Youngstown school board member wants to censure president


By Denise Dick

denise_dick@vindy.com

YOUNGSTOWN

The lines have been drawn on the city school board – with three members often on one side and the majority on the other.

The latest episode occurred at this week’s regular board meeting.

Dario Hunter, who was elected as a write-in candidate last November, made a motion to censure Brenda Kimble, school board president, “for engaging in actions outside of her authority as board president, exceeding the bounds of ethics as a public servant, withholding vital information from board members and the general public and suppressing the necessary agenda of the school district, including but not limited to publicly addressing the state of affairs at East High School.”

Hunter also requested Kimble resign as board president.

Jackie Adair, board member, seconded Hunter’s motion and Hunter, Adair and Corrine Sanderson, who also was elected last November, supporting the motion.

Kimble, who didn’t resign her presidency, and board members Michael Murphy, Jerome Williams and Ronald Shadd voted against it.

“It doesn’t surprise me,” Kimble said Wednesday. “Since Mr. Hunter and Jackie Adair have been on the board together – and Ms. Sanderson some of the time – they’ve done nothing to move the district forward.”

She referred to Hunter and Adair voting no or abstaining from votes to approve meeting agendas and minutes. Both Hunter and Adair have previously said they want more detail of what occurs at meetings recorded in minutes.

Murphy said he didn’t like the way Hunter went about making the motion and he didn’t agree with it.

“I didn’t know what he was talking about,” he said.

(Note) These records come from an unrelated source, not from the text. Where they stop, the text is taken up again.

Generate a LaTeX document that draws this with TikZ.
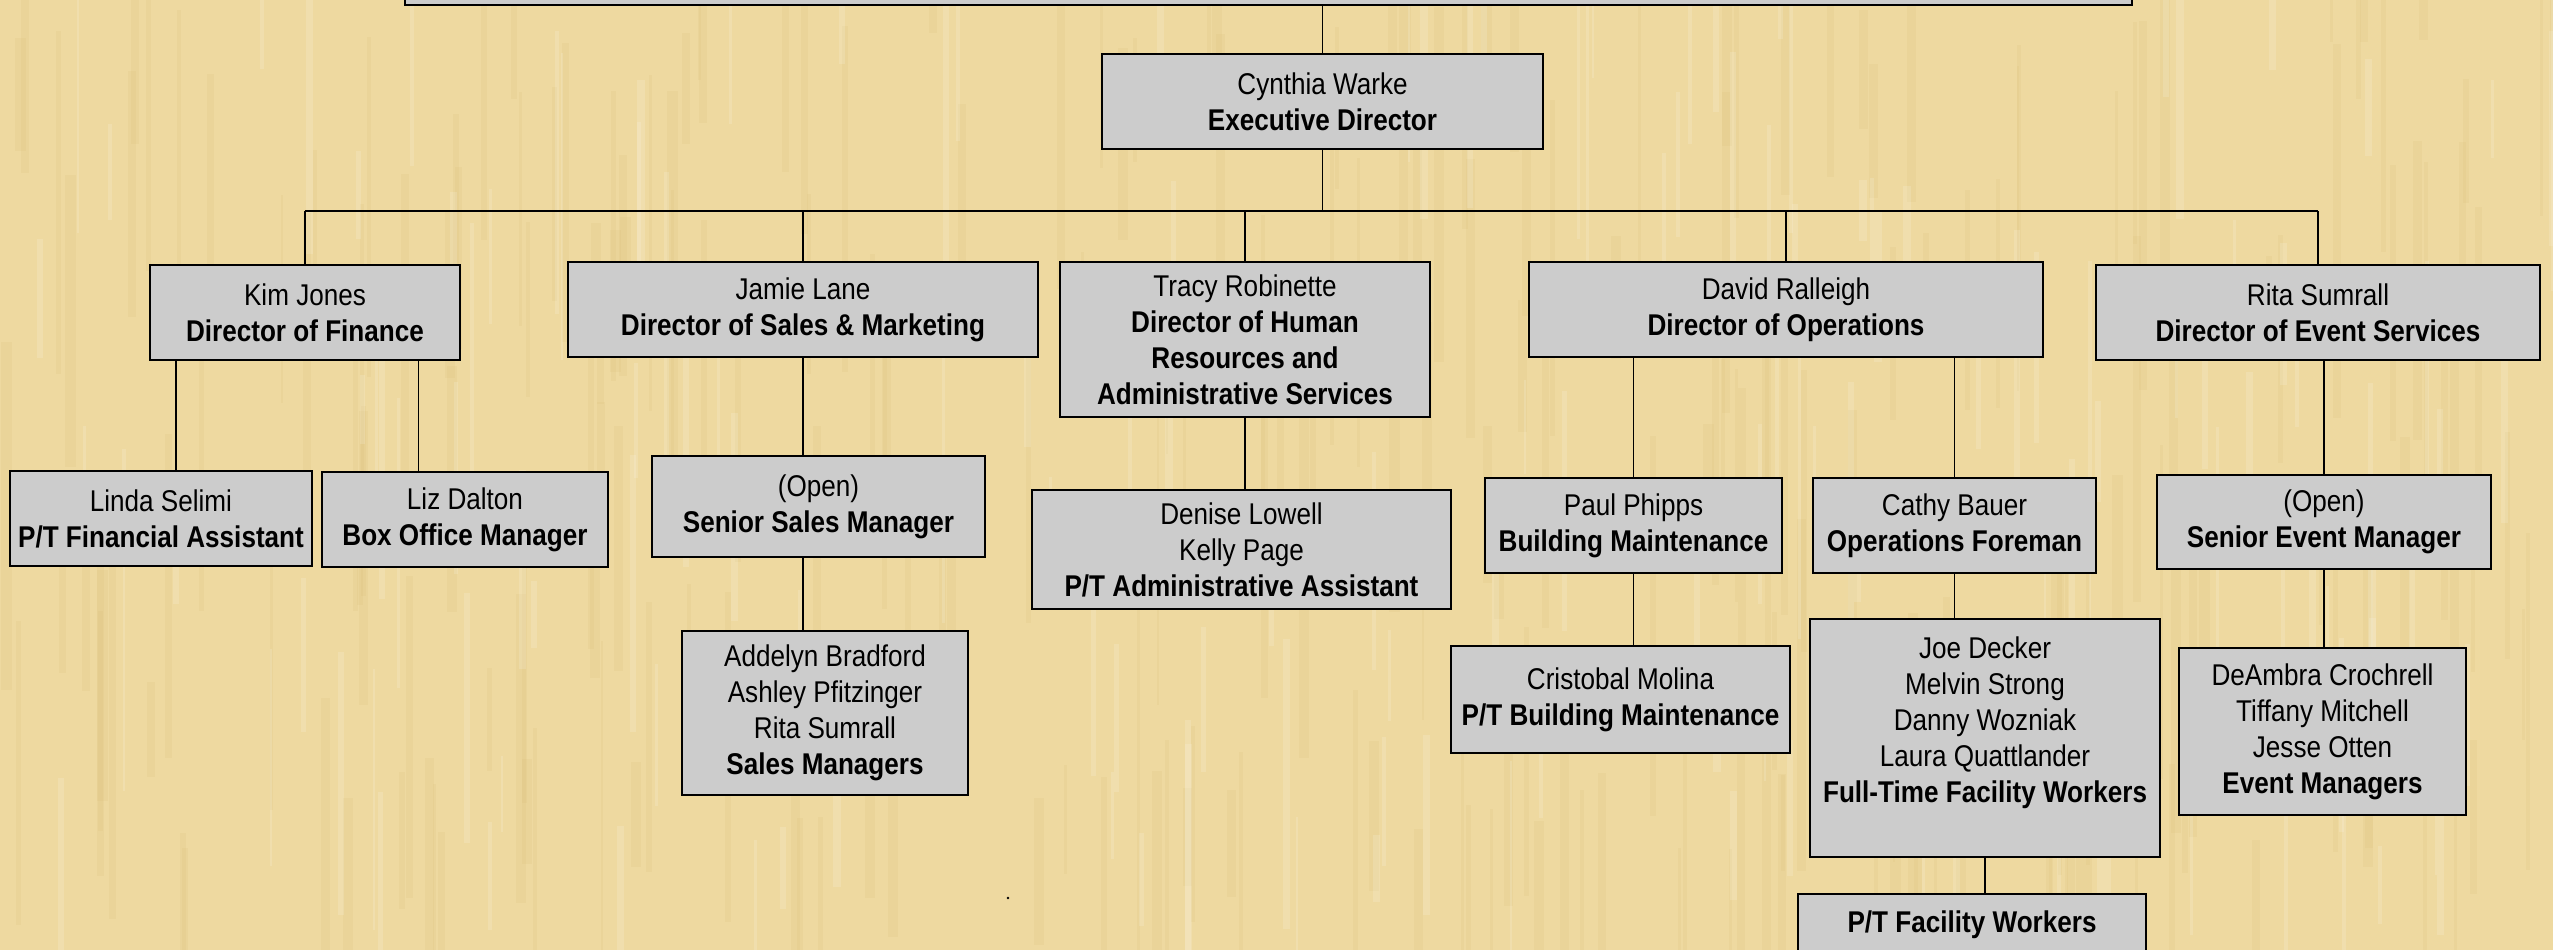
\documentclass[tikz,border=0pt]{standalone}
\usepackage{fontspec}
\setmainfont{Liberation Sans}[FakeStretch=0.87]
\usetikzlibrary{positioning,calc}
\definecolor{parchment}{RGB}{238,217,160}
\definecolor{fibre}{RGB}{214,182,112}
\definecolor{boxgray}{RGB}{204,204,204}
\tikzset{
	staff/.style={draw=black, line width=2.5pt, fill=boxgray, align=center, inner sep=2pt, font=\fontsize{30}{36}\selectfont},
	link/.style={line width=1.5pt}
}
\newcommand{\role}[1]{\textbf{#1}}

\begin{document}
\begin{tikzpicture}[x=1pt, y=-1pt]
	\useasboundingbox (0,0) rectangle (2553,950);
	\fill[parchment] (0,0) rectangle (2553,950);
	\clip (0,0) rectangle (2553,950);
	% paper texture
	\pgfmathsetseed{17}
	\foreach \i in {1,...,260}{
		\pgfmathsetmacro\sx{rnd*2553}
		\pgfmathsetmacro\sy{rnd*950-100}
		\pgfmathsetmacro\sw{2+rnd*9}
		\pgfmathsetmacro\sh{80+rnd*300}
		\fill[fibre, opacity=0.13] (\sx,\sy) rectangle ++(\sw,\sh);
	}
	\foreach \i in {1,...,160}{
		\pgfmathsetmacro\sx{rnd*2553}
		\pgfmathsetmacro\sy{rnd*950-100}
		\pgfmathsetmacro\sw{2+rnd*6}
		\pgfmathsetmacro\sh{60+rnd*250}
		\fill[white, opacity=0.14] (\sx,\sy) rectangle ++(\sw,\sh);
	}
	% top level
	\node[staff, minimum width=1727pt, minimum height=60pt] (board) at (1268.5,-25) {};
	\node[staff, minimum width=441pt, minimum height=95pt] (cynthia) at (1322.5,101.5) {Cynthia Warke\\\role{Executive Director}};
	% directors
	\node[staff, minimum width=310pt, minimum height=95pt] (kim) at (305,312.5) {Kim Jones\\\role{Director of Finance}};
	\node[staff, minimum width=470pt, minimum height=95pt] (jamie) at (803,309.5) {Jamie Lane\\\role{Director of Sales \& Marketing}};
	\node[staff, minimum width=370pt, minimum height=155pt] (tracy) at (1245,339.5) {Tracy Robinette\\\role{Director of Human}\\\role{Resources and}\\\role{Administrative Services}};
	\node[staff, minimum width=514pt, minimum height=95pt] (david) at (1786,309.5) {David Ralleigh\\\role{Director of Operations}};
	\node[staff, minimum width=444pt, minimum height=95pt] (rita) at (2318,312.5) {Rita Sumrall\\\role{Director of Event Services}};
	% staff
	\node[staff, minimum width=302pt, minimum height=95pt] (linda) at (161,518.5) {Linda Selimi\\\role{P/T Financial Assistant}};
	\node[staff, minimum width=286pt, minimum height=95pt] (liz) at (465,519.5) {Liz Dalton\\\role{Box Office Manager}};
	\node[staff, minimum width=333pt, minimum height=101pt] (seniorsales) at (818.5,506.5) {(Open)\\\role{Senior Sales Manager}};
	\node[staff, minimum width=286pt, minimum height=164pt] (salesmgrs) at (825,713) {Addelyn Bradford\\Ashley Pfitzinger\\Rita Sumrall\\\role{Sales Managers}};
	\node[staff, minimum width=419pt, minimum height=119pt] (denise) at (1241.5,549.5) {Denise Lowell\\Kelly Page\\\role{P/T Administrative Assistant}};
	\node[staff, minimum width=297pt, minimum height=95pt] (paul) at (1633.5,525.5) {Paul Phipps\\\role{Building Maintenance}};
	\node[staff, minimum width=283pt, minimum height=95pt] (cathy) at (1954.5,525.5) {Cathy Bauer\\\role{Operations Foreman}};
	\node[staff, minimum width=334pt, minimum height=94pt] (seniorevent) at (2324,522) {(Open)\\\role{Senior Event Manager}};
	\node[staff, minimum width=339pt, minimum height=107pt] (cristobal) at (1620.5,699.5) {Cristobal Molina\\\role{P/T Building Maintenance}};
	\node[staff, minimum width=350pt, minimum height=238pt] (fulltime) at (1985,738) {Joe Decker\\Melvin Strong\\Danny Wozniak\\Laura Quattlander\\\role{Full-Time Facility Workers}\\~};
	\node[staff, minimum width=287pt, minimum height=167pt] (deambra) at (2322.5,731.5) {DeAmbra Crochrell\\Tiffany Mitchell\\Jesse Otten\\\role{Event Managers}};
	\node[staff, minimum width=348pt, minimum height=61pt] (ptfacility) at (1972,924.5) {\role{P/T Facility Workers}};
	% connectors
	\coordinate (bus) at (0,211);
	\draw[link] (cynthia.north |- board.south) -- (cynthia.north);
	\draw[link] (cynthia.south) -- (cynthia.south |- bus);
	\draw[link] (bus -| kim.north) -- (bus -| rita.north);
	\foreach \n in {kim,jamie,tracy,david,rita}
		\draw[link] (bus -| \n.north) -- (\n.north);
	\draw[link] ([xshift=27pt]kim.south west) -- ([xshift=27pt]kim.south west |- linda.north);
	\draw[link] ([xshift=-43pt]kim.south east) -- ([xshift=-43pt]kim.south east |- liz.north);
	\draw[link] (jamie.south) -- (jamie.south |- seniorsales.north);
	\draw[link] (jamie.south |- seniorsales.south) -- (jamie.south |- salesmgrs.north);
	\draw[link] (tracy.south) -- (tracy.south |- denise.north);
	\draw[link] (paul.north |- david.south) -- (paul.north);
	\draw[link] (cathy.north |- david.south) -- (cathy.north);
	\draw[link] (paul.south) -- (paul.south |- cristobal.north);
	\draw[link] (cathy.south) -- (cathy.south |- fulltime.north);
	\draw[link] (fulltime.south) -- (fulltime.south |- ptfacility.north);
	\draw[link] (seniorevent.north |- rita.south) -- (seniorevent.north);
	\draw[link] (seniorevent.south) -- (seniorevent.south |- deambra.north);
	\fill (1008,898) circle (1.3pt);
\end{tikzpicture}
\end{document}
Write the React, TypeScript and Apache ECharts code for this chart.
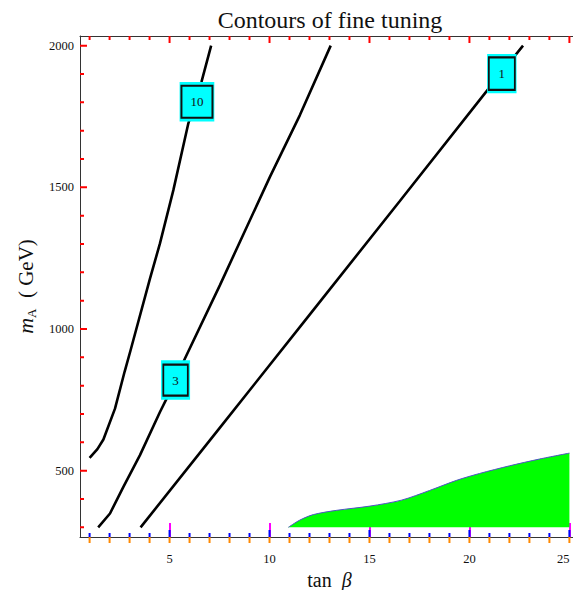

Kimble said the three members are aligned with House Bill 70, the state legislation that created the Youngstown Plan, a framework to allow a chief executive officer to oversee the school district.

Hunter said that’s not true, adding that he spoke “vociferously” of his opposition to the law when he was campaigning for office.

He said it’s undemocratic and that the legislation is flawed.

Regarding his motion to censure, Hunter pointed to Kimble filing a motion to appeal a judge’s decision regarding Kimble’s appointment to the academic distress commission.

She filed the appeal, for which the district is footing the legal bills, before bringing the matter to the full board for a vote.

Kimble appointed a principal to the commission which is to select a district CEO.

The legislation calls for the school board president to appoint a teacher and the teachers’ union filed a lawsuit to stop the principal, Carole Staten, who is also Kimble distant cousin, to the panel. The union contends Kimble should have appointed an active classroom teacher.

A judge agreed.

Adair agreed with Hunter.

Kimble has “commented that she is entitled to a defense,” she said. “Absolutely. She is, however, not entitled to have the public pay for that defense.”

Murphy said that the full board consented to Kimble appointing Staten to the commission. That was last year before Sanderson and Hunter were board members.

Hunter also said that Kimble, who both he and Adair say maintains an office inside the school administration building, has directed district employees and had them report to her.

Kimble contends the office is for a group she is reviving called Public Education Works. It’s similar to the former district business advisory committee and she said it will help to create internships and job shadowing opportunities for students.

She said she uses the office, located across the hall from the superintendent’s office.

“I do have a lot of contacts to make,” she said.

Kimble said she has nothing to hide and that anything she has done has been to save the public school district, fight a state takeover and move the district forward for the benefit of the students.

Hunter also is critical of Kimble’s failure to address the dire straits that East High School is in. Several fights at the school this week resulted in police being called and classes canceled.